Engineering quantum Mpemba effect by Liouvillian skin effect

TL;DR

This paper introduces a new method to engineer the quantum Mpemba effect using the Liouvillian skin effect in open quantum systems, simplifying initial state preparation and revealing new phenomena related to state relaxation.

Contribution

It demonstrates how the Liouvillian skin effect can be used to realize the quantum Mpemba effect without complex initial-state design, and uncovers a new type of QME involving off-diagonal correlations.

Findings

QME can be realized via spatial profile of initial states in LSE systems.

Distinct relaxation behaviors (algebraic vs exponential) depend on initial state localization.

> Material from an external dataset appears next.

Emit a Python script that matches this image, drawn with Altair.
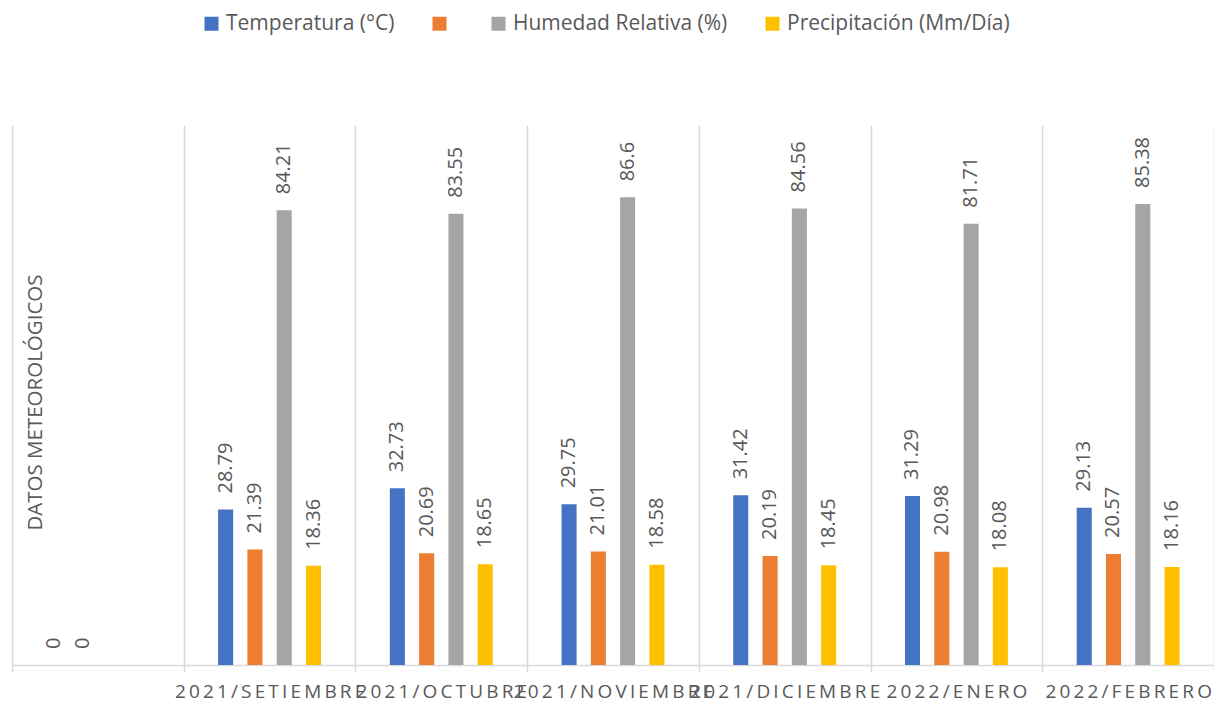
import altair as alt
import pandas as pd

categories = [" ", "2021/SETIEMBRE", "2021/OCTUBRE", "2021/NOVIEMBRE",
              "2021/DICIEMBRE", "2022/ENERO", "2022/FEBRERO"]
series_names = ["Temperatura (°C)", " ", "Humedad Relativa (%)", "Precipitación (Mm/Día)"]
temperatura = [0, 28.79, 32.73, 29.75, 31.42, 31.29, 29.13]
serie2 = [0, 21.39, 20.69, 21.01, 20.19, 20.98, 20.57]
humedad = [None, 84.21, 83.55, 86.6, 84.56, 81.71, 85.38]
precipitacion = [None, 18.36, 18.65, 18.58, 18.45, 18.08, 18.16]
colors = ["#4472C4", "#ED7D31", "#A5A5A5", "#FFC000"]

rows = []
for name, vals in zip(series_names, [temperatura, serie2, humedad, precipitacion]):
    for cat, v in zip(categories, vals):
        if v is not None:
            rows.append({"mes": cat, "serie": name, "valor": v, "etiqueta": f"{v:g}"})
df = pd.DataFrame(rows)

# empty slots on either side of each group of bars (group gap)
offset_domain = ["_izq"] + series_names + ["_der"]

FONT = "Open Sans"
TXT = "#595959"
GRID = "#D9D9D9"

base = alt.Chart(df).encode(
    x=alt.X("mes:N", sort=categories,
            scale=alt.Scale(domain=categories, paddingInner=0, paddingOuter=0),
            axis=alt.Axis(title=None, labelExpr="join(split(datum.label, ''), '\u2009')",
                          tickBand="extent", grid=True, gridColor=GRID, gridWidth=1.5,
                          domainColor=GRID, domainWidth=1.5, tickColor=GRID, tickWidth=1.5,
                          tickSize=7, labelAngle=0, labelFontSize=19, labelColor=TXT,
                          labelFont=FONT, labelPadding=10, labelLimit=500,
                          labelOverlap=False, labelBound=False)),
    xOffset=alt.XOffset("serie:N",
                        scale=alt.Scale(domain=offset_domain, paddingInner=0.486, paddingOuter=0.174)),
    y=alt.Y("valor:Q", scale=alt.Scale(domain=[0, 100]),
            axis=alt.Axis(title="DATOS METEOROLÓGICOS", labels=False, ticks=False, domain=False,
                          grid=False, titleX=23, titleY=277, titleAngle=270, titleAlign="center",
                          titleBaseline="middle", titleFontSize=20.5, titleFont=FONT,
                          titleColor=TXT, titleFontWeight="normal")),
)

bars = base.mark_bar().encode(
    color=alt.Color("serie:N", sort=series_names,
                    scale=alt.Scale(domain=series_names, range=colors),
                    legend=alt.Legend(title=None, orient="none", legendX=189, legendY=-112,
                                      direction="horizontal", symbolType="square",
                                      symbolSize=196, symbolStrokeWidth=0, labelFontSize=21,
                                      labelFont=FONT, labelColor=TXT, labelOffset=4,
                                      labelExpr="datum.label == ' ' ? '' : datum.label",
                                      columnPadding=34, labelLimit=500))
)

labels = base.mark_text(angle=270, align="left", baseline="middle", dx=16,
                        fontSize=20, font=FONT, color=TXT).encode(text="etiqueta:N")

chart = alt.layer(bars, labels).properties(
    width=1202, height=540,
    autosize=alt.AutoSizeParams(type="none"),
    padding={"left": 4, "top": 117, "right": 0, "bottom": 40},
).configure_view(stroke=None)

chart.save("out.html", embed_options={"renderer": "svg", "actions": False})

New QME phenomenon with two crossings in Hilbert-Schmidt distance when off-diagonal correlations are present.

Abstract

We propose a novel approach to engineer the quantum Mpemba effect (QME)-wherein an initial state farther from the steaty state relaxes faster than a closer one-by the Liouvillian skin effect (LSE) in open quantum systems. We show that, in the open quantum chain with LSE, QME can be easily realized by considering only the spatial profile of initial states, since the initial states localized on the left or right edges experience distinctive relaxation process (algebraic or exponential decay). This approach circumvents the necessity of careful initial-state design and fine-tuning of control parameter. Moreover, when the initial correlation matrix contains off-diagonal elements, we uncover a new kind of QME which manifest as two crossings in the Hilbert-Schmidt distance at different times. This work unveils the deep connection between QME and LSE, and provides a physically intuitive understanding of QME and straightforward pathway for the initial state preparation thereby enabling readily accessible experimental preparation.